_STORED DATA_:
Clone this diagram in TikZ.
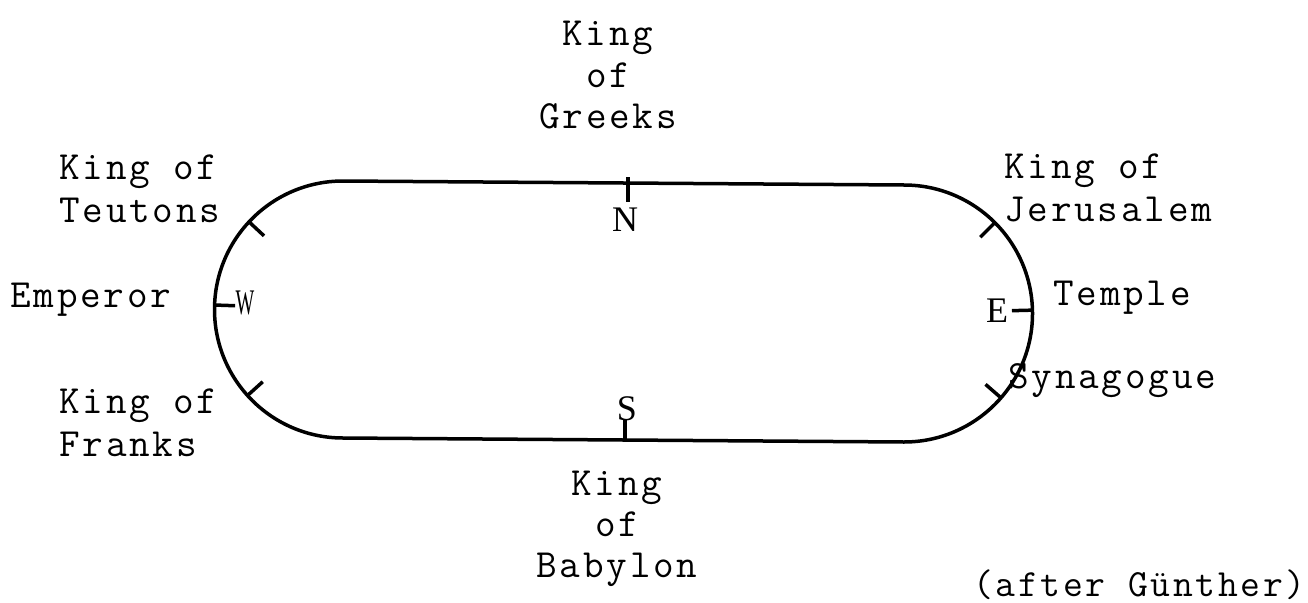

==

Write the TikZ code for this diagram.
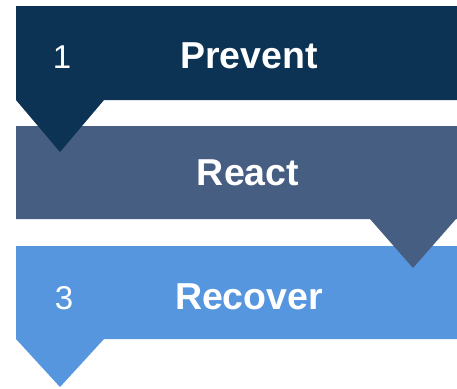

--

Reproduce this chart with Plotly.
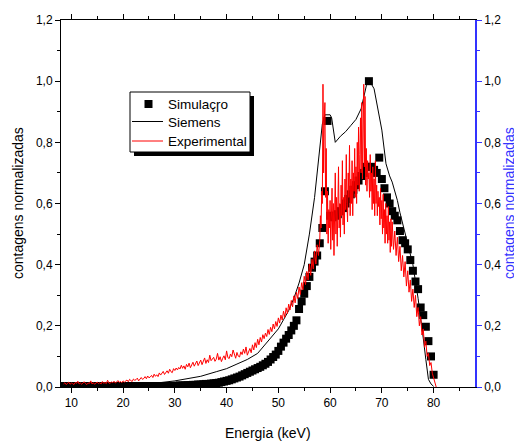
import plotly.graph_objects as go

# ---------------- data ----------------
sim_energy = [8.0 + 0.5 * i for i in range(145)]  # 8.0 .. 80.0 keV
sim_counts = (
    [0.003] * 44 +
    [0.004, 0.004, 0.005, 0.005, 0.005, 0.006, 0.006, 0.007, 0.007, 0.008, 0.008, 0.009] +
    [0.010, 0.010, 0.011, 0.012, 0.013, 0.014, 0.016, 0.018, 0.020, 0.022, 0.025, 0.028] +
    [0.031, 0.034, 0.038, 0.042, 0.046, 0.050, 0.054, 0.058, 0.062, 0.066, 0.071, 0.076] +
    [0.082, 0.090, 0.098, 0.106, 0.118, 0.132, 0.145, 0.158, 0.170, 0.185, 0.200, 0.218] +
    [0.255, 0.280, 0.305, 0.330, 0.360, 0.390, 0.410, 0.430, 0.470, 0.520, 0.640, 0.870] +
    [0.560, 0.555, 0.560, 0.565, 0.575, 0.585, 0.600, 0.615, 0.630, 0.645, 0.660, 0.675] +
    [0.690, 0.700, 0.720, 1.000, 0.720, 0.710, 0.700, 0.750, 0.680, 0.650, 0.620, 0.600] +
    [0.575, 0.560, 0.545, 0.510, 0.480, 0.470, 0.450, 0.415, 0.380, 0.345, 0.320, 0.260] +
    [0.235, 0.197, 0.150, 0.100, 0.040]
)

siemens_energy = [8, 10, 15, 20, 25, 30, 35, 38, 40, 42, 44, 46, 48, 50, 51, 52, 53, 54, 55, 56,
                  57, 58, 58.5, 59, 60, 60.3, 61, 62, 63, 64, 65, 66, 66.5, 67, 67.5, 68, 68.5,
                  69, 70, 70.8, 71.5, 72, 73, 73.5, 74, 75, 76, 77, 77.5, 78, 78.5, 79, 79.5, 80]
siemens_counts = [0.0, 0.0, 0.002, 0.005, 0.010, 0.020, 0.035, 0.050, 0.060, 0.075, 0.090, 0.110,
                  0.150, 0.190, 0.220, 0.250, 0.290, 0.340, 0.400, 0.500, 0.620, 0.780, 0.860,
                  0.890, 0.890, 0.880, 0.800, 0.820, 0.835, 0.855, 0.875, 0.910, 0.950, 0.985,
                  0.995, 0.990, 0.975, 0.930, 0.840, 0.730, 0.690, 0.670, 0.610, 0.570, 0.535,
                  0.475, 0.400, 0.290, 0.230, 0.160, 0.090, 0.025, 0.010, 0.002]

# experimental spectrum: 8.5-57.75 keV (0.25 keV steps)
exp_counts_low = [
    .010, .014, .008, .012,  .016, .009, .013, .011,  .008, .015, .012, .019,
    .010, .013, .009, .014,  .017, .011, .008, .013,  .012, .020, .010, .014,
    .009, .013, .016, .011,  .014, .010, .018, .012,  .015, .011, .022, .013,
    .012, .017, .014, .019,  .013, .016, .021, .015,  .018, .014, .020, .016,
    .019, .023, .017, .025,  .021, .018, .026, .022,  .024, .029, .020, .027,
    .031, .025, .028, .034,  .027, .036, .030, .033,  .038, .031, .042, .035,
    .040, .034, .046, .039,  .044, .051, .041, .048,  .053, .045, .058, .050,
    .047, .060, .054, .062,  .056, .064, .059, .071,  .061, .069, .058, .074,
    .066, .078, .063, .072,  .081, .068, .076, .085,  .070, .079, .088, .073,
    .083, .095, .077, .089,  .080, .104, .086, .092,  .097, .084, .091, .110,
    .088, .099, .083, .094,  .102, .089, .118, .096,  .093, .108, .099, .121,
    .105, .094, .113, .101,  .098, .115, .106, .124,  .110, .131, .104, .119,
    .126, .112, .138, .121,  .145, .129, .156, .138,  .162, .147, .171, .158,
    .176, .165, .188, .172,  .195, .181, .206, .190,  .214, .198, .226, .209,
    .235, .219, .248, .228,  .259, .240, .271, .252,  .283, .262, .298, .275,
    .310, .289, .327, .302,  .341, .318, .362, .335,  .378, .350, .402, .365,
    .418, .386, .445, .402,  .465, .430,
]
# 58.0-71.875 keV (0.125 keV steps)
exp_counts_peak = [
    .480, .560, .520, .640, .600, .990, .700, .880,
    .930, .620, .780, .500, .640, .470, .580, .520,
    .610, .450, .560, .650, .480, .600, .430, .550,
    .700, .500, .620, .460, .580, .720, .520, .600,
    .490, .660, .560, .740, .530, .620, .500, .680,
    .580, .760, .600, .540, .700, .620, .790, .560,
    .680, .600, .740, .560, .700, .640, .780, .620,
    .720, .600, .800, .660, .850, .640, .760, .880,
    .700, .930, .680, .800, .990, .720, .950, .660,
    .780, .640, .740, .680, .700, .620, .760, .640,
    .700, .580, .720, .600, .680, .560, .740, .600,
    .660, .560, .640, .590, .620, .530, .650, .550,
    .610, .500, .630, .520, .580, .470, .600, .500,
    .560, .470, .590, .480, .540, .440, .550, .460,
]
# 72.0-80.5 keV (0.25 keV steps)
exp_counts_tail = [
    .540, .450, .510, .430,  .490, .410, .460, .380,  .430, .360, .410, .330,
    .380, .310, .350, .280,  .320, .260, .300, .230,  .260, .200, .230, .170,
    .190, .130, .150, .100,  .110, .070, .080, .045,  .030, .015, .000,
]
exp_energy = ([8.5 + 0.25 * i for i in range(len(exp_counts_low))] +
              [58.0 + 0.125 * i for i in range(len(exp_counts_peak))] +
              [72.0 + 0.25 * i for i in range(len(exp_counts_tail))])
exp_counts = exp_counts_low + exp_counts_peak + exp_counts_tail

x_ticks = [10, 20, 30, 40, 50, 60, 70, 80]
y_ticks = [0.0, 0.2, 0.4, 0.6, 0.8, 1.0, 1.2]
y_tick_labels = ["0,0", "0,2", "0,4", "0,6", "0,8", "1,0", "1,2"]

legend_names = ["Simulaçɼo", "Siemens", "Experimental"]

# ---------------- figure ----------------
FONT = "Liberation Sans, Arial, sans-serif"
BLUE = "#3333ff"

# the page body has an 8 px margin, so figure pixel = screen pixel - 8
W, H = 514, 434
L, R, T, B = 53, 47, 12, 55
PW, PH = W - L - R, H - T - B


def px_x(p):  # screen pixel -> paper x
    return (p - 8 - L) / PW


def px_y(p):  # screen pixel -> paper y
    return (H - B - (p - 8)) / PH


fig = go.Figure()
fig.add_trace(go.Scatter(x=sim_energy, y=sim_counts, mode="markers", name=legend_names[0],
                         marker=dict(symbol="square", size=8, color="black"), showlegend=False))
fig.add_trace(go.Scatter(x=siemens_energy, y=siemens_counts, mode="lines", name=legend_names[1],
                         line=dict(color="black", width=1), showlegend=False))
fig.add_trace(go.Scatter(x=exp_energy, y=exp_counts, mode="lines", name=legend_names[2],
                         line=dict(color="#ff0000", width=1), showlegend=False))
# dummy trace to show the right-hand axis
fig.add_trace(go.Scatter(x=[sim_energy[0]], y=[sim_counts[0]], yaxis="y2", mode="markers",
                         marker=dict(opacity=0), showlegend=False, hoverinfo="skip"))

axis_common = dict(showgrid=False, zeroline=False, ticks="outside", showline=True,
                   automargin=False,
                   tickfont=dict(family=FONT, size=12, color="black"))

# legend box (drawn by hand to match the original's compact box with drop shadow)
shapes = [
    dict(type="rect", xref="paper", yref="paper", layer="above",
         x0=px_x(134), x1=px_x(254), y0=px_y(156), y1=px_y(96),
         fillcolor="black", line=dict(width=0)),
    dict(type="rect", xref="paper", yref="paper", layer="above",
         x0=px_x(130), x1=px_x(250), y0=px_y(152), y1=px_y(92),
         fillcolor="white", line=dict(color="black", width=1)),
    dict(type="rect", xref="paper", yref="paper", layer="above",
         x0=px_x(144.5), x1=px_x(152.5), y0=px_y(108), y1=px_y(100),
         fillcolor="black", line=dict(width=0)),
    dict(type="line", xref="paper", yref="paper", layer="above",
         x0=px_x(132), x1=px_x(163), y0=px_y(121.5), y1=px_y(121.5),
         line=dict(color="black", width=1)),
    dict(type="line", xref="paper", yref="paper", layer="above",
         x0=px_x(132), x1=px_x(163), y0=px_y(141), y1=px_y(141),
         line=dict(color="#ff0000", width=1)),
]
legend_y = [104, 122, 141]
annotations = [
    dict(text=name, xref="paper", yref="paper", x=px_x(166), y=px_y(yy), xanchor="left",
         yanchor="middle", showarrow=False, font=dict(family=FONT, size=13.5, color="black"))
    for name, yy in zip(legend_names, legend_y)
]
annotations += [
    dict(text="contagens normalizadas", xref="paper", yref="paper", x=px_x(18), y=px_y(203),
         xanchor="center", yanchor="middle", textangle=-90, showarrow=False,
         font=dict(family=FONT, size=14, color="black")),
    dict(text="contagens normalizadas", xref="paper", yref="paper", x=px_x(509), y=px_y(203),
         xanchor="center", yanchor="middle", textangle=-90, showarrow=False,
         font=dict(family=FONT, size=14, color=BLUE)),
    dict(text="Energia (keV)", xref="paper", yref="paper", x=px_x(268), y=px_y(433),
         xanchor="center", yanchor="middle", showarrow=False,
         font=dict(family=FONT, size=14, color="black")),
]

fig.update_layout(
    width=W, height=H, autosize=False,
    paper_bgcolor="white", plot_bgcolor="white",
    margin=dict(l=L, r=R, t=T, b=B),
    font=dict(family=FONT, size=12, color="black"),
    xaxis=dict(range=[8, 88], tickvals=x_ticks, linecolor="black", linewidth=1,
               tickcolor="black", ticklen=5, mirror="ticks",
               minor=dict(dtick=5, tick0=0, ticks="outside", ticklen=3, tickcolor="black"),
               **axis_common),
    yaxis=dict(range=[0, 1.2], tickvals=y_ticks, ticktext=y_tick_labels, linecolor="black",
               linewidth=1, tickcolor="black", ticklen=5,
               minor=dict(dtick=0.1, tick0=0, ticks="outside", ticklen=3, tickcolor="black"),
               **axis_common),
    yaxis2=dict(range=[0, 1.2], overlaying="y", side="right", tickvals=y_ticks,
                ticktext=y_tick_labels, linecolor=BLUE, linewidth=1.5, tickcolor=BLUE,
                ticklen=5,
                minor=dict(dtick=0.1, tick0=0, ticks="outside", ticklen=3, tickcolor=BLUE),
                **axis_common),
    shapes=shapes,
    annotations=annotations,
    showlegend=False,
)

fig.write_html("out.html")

_WHAT IS NEEDED_: Transcribe only the lines from the line holding "Reproduce this chart with Plotly." through the line holding "0.475, 0.400, 0.290, 0.230, 0.160, 0.090, 0.025, 0.010, 0.002]", inclusive, without any of the pictures.

_RESULT BELOW_:
Reproduce this chart with Plotly.
import plotly.graph_objects as go

# ---------------- data ----------------
sim_energy = [8.0 + 0.5 * i for i in range(145)]  # 8.0 .. 80.0 keV
sim_counts = (
    [0.003] * 44 +
    [0.004, 0.004, 0.005, 0.005, 0.005, 0.006, 0.006, 0.007, 0.007, 0.008, 0.008, 0.009] +
    [0.010, 0.010, 0.011, 0.012, 0.013, 0.014, 0.016, 0.018, 0.020, 0.022, 0.025, 0.028] +
    [0.031, 0.034, 0.038, 0.042, 0.046, 0.050, 0.054, 0.058, 0.062, 0.066, 0.071, 0.076] +
    [0.082, 0.090, 0.098, 0.106, 0.118, 0.132, 0.145, 0.158, 0.170, 0.185, 0.200, 0.218] +
    [0.255, 0.280, 0.305, 0.330, 0.360, 0.390, 0.410, 0.430, 0.470, 0.520, 0.640, 0.870] +
    [0.560, 0.555, 0.560, 0.565, 0.575, 0.585, 0.600, 0.615, 0.630, 0.645, 0.660, 0.675] +
    [0.690, 0.700, 0.720, 1.000, 0.720, 0.710, 0.700, 0.750, 0.680, 0.650, 0.620, 0.600] +
    [0.575, 0.560, 0.545, 0.510, 0.480, 0.470, 0.450, 0.415, 0.380, 0.345, 0.320, 0.260] +
    [0.235, 0.197, 0.150, 0.100, 0.040]
)

siemens_energy = [8, 10, 15, 20, 25, 30, 35, 38, 40, 42, 44, 46, 48, 50, 51, 52, 53, 54, 55, 56,
                  57, 58, 58.5, 59, 60, 60.3, 61, 62, 63, 64, 65, 66, 66.5, 67, 67.5, 68, 68.5,
                  69, 70, 70.8, 71.5, 72, 73, 73.5, 74, 75, 76, 77, 77.5, 78, 78.5, 79, 79.5, 80]
siemens_counts = [0.0, 0.0, 0.002, 0.005, 0.010, 0.020, 0.035, 0.050, 0.060, 0.075, 0.090, 0.110,
                  0.150, 0.190, 0.220, 0.250, 0.290, 0.340, 0.400, 0.500, 0.620, 0.780, 0.860,
                  0.890, 0.890, 0.880, 0.800, 0.820, 0.835, 0.855, 0.875, 0.910, 0.950, 0.985,
                  0.995, 0.990, 0.975, 0.930, 0.840, 0.730, 0.690, 0.670, 0.610, 0.570, 0.535,
                  0.475, 0.400, 0.290, 0.230, 0.160, 0.090, 0.025, 0.010, 0.002]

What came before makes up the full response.